O art. 15 do Código Florestal pode ser aplicado para situações consolidadas antes de sua vigência?

SIM.

 

Vamos entender melhor o tema com a seguinte situação hipotética:

João é proprietário de uma fazenda. Ficou constatado que ele não destinou área suficiente para a reserva florestal legal, conforme o antigo Código Florestal e a Lei estadual nº 9.989/98, de São Paulo.

Diante disso, o Ministério Público ajuizou ação civil pública contra João.

Ocorre que, antes que a ação fosse julgada, entrou em vigor o novo Código Florestal.

Com o art. 15 da Lei Federal nº 12.651/2012 ficou autorizado o computo da APP para a fixação da reserva legal. Logo, se considerado o novo Código Florestal, não haveria irregularidade no imóvel de João.

O STJ, inicialmente, decidiu que não seria possível aplicar a Lei nº 12.651/2012 (novo Código Florestal) porque os fatos são anteriores à sua vigência.

Conforme entendeu o STJ, deveria prevalecer o princípio tempus regit actum, de forma a não se admitir a aplicação do novo Código Florestal a fatos pretéritos, sob pena de retrocesso ambiental.

Entretanto, após o referido acórdão do STJ, o Supremo Tribunal Federal julgou procedente a reclamação proposta afirmando que, em reiteradas reclamações, tem considerado que o raciocínio adotado pelo Superior Tribunal de Justiça, fundado nos princípios do tempus regit actum e da vedação de retrocesso ambiental, acarreta burla às decisões proferidas na ADC 42/DF e nas ADIs 4.901/DF, 4.902/DF, 4.903/DF e 4.937/DF, e implica o esvaziamento do conteúdo normativo de dispositivo legal, com fundamento constitucional implícito, constante na Súmula Vinculante n. 10.

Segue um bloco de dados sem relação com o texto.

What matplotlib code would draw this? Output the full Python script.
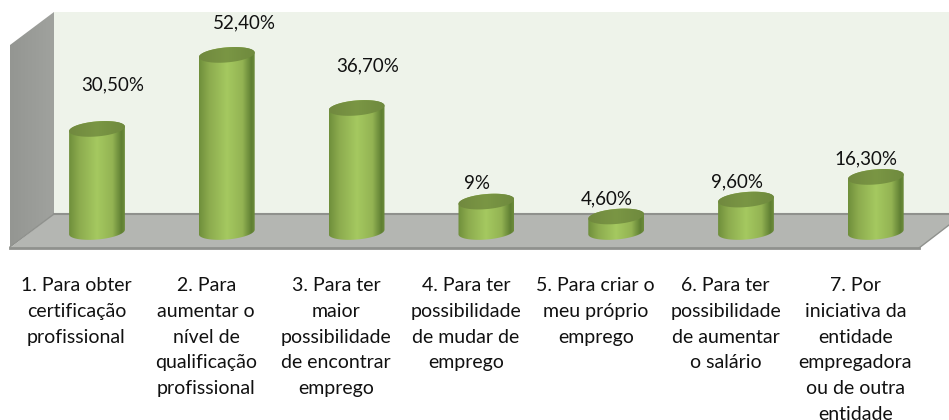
import numpy as np
import matplotlib
matplotlib.use('Agg')
import matplotlib.pyplot as plt
from matplotlib.colors import LinearSegmentedColormap
from matplotlib.patches import Polygon

valores = [30.5, 52.4, 36.7, 9, 4.6, 9.6, 16.3]
rotulos = ['30,50%', '52,40%', '36,70%', '9%', '4,60%', '9,60%', '16,30%']
categorias = [
    ['1. Para obter', 'certificação', 'profissional'],
    ['2. Para', 'aumentar o', 'nível de', 'qualificação', 'profissional'],
    ['3. Para ter', 'maior', 'possibilidade', 'de encontrar', 'emprego'],
    ['4. Para ter', 'possibilidade', 'de mudar de', 'emprego'],
    ['5. Para criar o', 'meu próprio', 'emprego'],
    ['6. Para ter', 'possibilidade', 'de aumentar', 'o salário'],
    ['7. Por', 'iniciativa da', 'entidade', 'empregadora', 'ou de outra', 'entidade'],
]

# deslocamento dos rotulos em relacao ao topo da barra (px)
rot_dx = [16, 18, 11, -9, -9, -9, -10]
rot_dy = [44, 32, 42, 18, 18, 18, 18]

plt.rcParams['font.family'] = ['Lato', 'DejaVu Sans']

W, H = 949, 420
X0, PX_X = 97, 129.8      # px da primeira barra, px por categoria
Y0, PX_Y = 232, 3.38      # px do valor zero, px por ponto percentual
MEIA_L, MEIA_A = 28, 7.5  # semi-eixos da elipse
INCL = np.radians(-5)

fig = plt.figure(figsize=(W / 100, H / 100), dpi=100)

# paredes e chao em pixeis
fundo = fig.add_axes([0, 0, 1, 1])
fundo.set_xlim(0, W)
fundo.set_ylim(H, 0)
fundo.axis('off')

fundo.add_patch(Polygon([(54, 12), (949, 12), (949, 214), (54, 214)], fc='#eef3ea', ec='none'))
parede = Polygon([(10, 45), (54, 12), (54, 214), (10, 247)], fc='none', ec='none')
fundo.add_patch(parede)
cmap_parede = LinearSegmentedColormap.from_list('parede', ['#949692', '#a0a29e'])
im = fundo.imshow(np.linspace(0, 1, 64).reshape(1, -1), cmap=cmap_parede,
                  extent=(10, 54, 247, 12), aspect='auto')
im.set_clip_path(parede)
fundo.set_xlim(0, W)
fundo.set_ylim(H, 0)
fundo.add_patch(Polygon([(54, 214), (949, 214), (949, 225), (919, 248), (10, 248)],
                        fc='#b4b6b2', ec='none'))
fundo.plot([54, 949], [214, 214], color='#8f918d', lw=1.5)
fundo.plot([54, 10], [214, 247], color='#8f918d', lw=1)
fundo.plot([10, 919], [248, 248], color='#8f918d', lw=2)
fundo.plot([919, 949], [248, 225], color='#8f918d', lw=1)

# barras em coordenadas de dados
ax = fig.add_axes([0, 0, 1, 1])
ax.patch.set_alpha(0)
ax.set_xlim(-X0 / PX_X, (W - X0) / PX_X)
ax.set_ylim((Y0 - H) / PX_Y, Y0 / PX_Y)
ax.axis('off')

cmap_corpo = LinearSegmentedColormap.from_list('corpo', [
    (0, '#6f8f3b'), (0.18, '#8cab4e'), (0.5, '#a5c960'), (0.78, '#93b353'),
    (0.94, '#5f7f33'), (1, '#6d8c3b')])
cmap_topo = LinearSegmentedColormap.from_list('topo', ['#71893f', '#7a9644', '#6f8a3e'])


def elipse(i, v, t):
    dx = MEIA_L * np.cos(t) * np.cos(INCL) - MEIA_A * np.sin(t) * np.sin(INCL)
    dy = MEIA_L * np.cos(t) * np.sin(INCL) + MEIA_A * np.sin(t) * np.cos(INCL)
    return i + dx / PX_X, v - dy / PX_Y


for i, v in enumerate(valores):
    # metade inferior da elipse da base (y do ecra cresce para baixo)
    xb, yb = elipse(i, 0, np.linspace(np.pi, 0, 40))
    xt, yt = elipse(i, v, np.linspace(0, -np.pi, 40))
    corpo = Polygon(np.column_stack([np.r_[xb, xt], np.r_[yb, yt]]), fc='none', ec='none')
    ax.add_patch(corpo)
    e = MEIA_L / PX_X
    im = ax.imshow(np.linspace(0, 1, 128).reshape(1, -1), cmap=cmap_corpo,
                   extent=(i - e, i + e, -4, v + 4), aspect='auto', zorder=2)
    im.set_clip_path(corpo)

    xe, ye = elipse(i, v, np.linspace(0, 2 * np.pi, 80))
    topo = Polygon(np.column_stack([xe, ye]), fc='none', ec='none')
    ax.add_patch(topo)
    im = ax.imshow(np.linspace(0, 1, 64).reshape(1, -1), cmap=cmap_topo,
                   extent=(i - e, i + e, v - 4, v + 4), aspect='auto', zorder=3)
    im.set_clip_path(topo)

    ax.annotate(rotulos[i], (i, v), xytext=(rot_dx[i] * 0.72, rot_dy[i] * 0.72),
                textcoords='offset points', ha='center', va='center',
                fontsize=13.5, color='#111111', zorder=5)
    # cada linha em separado, passo de 25.8 px
    for j, linha in enumerate(categorias[i]):
        ax.annotate(linha, (i, 0), xytext=(-20.5 * 0.72, -(59 + 25.8 * j) * 0.72),
                    textcoords='offset points', ha='center', va='baseline',
                    fontsize=14, color='#111111', zorder=5)

ax.set_xlim(-X0 / PX_X, (W - X0) / PX_X)
ax.set_ylim((Y0 - H) / PX_Y, Y0 / PX_Y)

fig.savefig('out.png', dpi=100, facecolor='white')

Assim, o STF determinou que o STJ readequasse o entendimento.

Logo, em cumprimento à decisão emanada na Reclamação 43.703/SP (STF), o STJ também passou a decidir que a eficácia retroativa da Lei nº 12.651/2012 permitiu o reconhecimento de situações consolidadas e a regularização ambiental de imóveis rurais levando em conta suas novas disposições, e não à luz da legislação vigente na data dos ilícitos ambientais.

 

Em suma:

 

Mudança de entendimento

A posição do STJ era, antigamente, no sentido da impossibilidade de aplicação retroativa da Lei nº 12.651/2012:

O art. 15 da Lei nº 12.651/2012, que admite o cômputo da área de preservação permanente no cálculo do percentual de instituição da reserva legal do imóvel, não retroage para alcançar situações consolidadas antes de sua vigência.

Em matéria ambiental, deve prevalecer o princípio tempus regit actum, de forma a não se admitir a aplicação das disposições do novo Código Florestal a fatos pretéritos, sob pena de retrocesso ambiental.

STJ. 1ª Turma. REsp 1646193-SP, Rel. Min. Napoleão Nunes Maia Filho, Rel. Acd. Min. Gurgel de Faria, julgado em 12/05/2020 (Info 673).